Friend: Whatever… I have tried to save up for travel too
Me: Didn’t you go to Vegas last year?
Friend: Yeah, but… that’s not real travel. I want to go to exotic places like India!
In any case, I will also not deny that by global standards I am rich, but honestly, if you saved $25 a week for a year, you could go somewhere exotic “like India” for about 2 weeks if you planned it right. It’s just a question of priorities. Mine is to travel.
Let’s talk about wealth – relative wealth, that is… Tricky thing about money – most of us feel poor at some point, relative to our lifestyles and to our peers/family. The Canadian average income per year is $40, 541 according to the International Monetary Fund (2011). There is an interesting article that lists 20 jobs that earn approximately this much. I am in my twenties, I have no dependents, and I work full-time in a salaried job. My income is below the national average of my country, but I also recognize that not having children is saving me a lot of money too.
To put us on the global scale, I love to use the chart below. Normally I draw it out myself, but I had to find one I could post as an image because my scanner is broken…

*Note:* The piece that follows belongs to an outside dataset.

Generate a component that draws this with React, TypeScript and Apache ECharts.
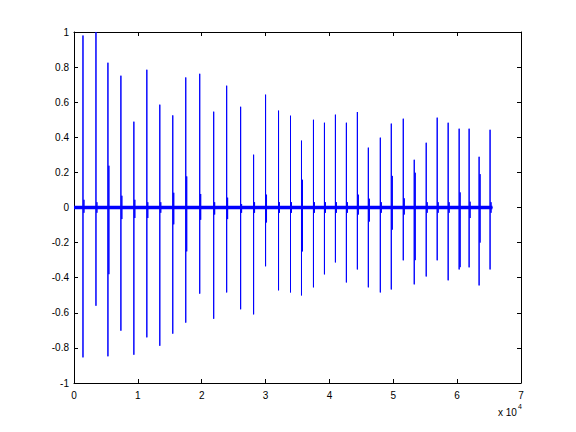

This figure represents all of the world’s current money earning adults (in case you were wondering why it’s only ~4.5B people and not 7B people).
More than 2/3 of them make up the bottom portion of the triangle, and earn less than $10, 000 per year.
That’s right – if you are North American you are richer than 67% of humanity. Stop your bitching.
Another 23.5% earn between $10,000 to $100,000 – with most of us at the lower end of that spectrum.
And less than 1% of people in the world are millionaires and billionaires – however, they own 38.5% of the total $. The original posters of this figure break it down even further:
“As readers can see above, the figures for mid-2011 indicate that 29.7 million adults, about 1/2 of one percent of the world’s population, own more than one third of global household wealth. Of this group, they estimate that 85,000 individuals are worth more than $50 million, 29,000 are worth more than $100 million, and 2,700 have assets above $500 million. Compare this to the bottom of the pyramid: 3.054 billion people, 67.6 percent of the world’s population, with assets of less than $10,000, who own a mere 3.3 percent of the world’s wealth. Add another billion people with assets between $10,000 and $100,000 and we have 91.2 percent of the world’s population that owns something on the order of 17.8 percent of total world wealth.” http://rwer.wordpress.com/2011/10/28/the-global-wealth-pyramid/
So next time you think to yourself – wow, that person is so lucky, they get to travel and I don’t – either start saving to buy a plane ticket, or just be grateful that you earn more than $10, 000 a year, and probably won’t ever have to worry affording vaccines, basic education, shoes, a clean toilet, food and a roof over your head.
For my part – I will continue to make travel a high priority for spending my hard-earned dollars, and try to stay humble about how lucky I am to be able to travel with such ease – sound of mind and body, and with a passport, plane ticket and full belly.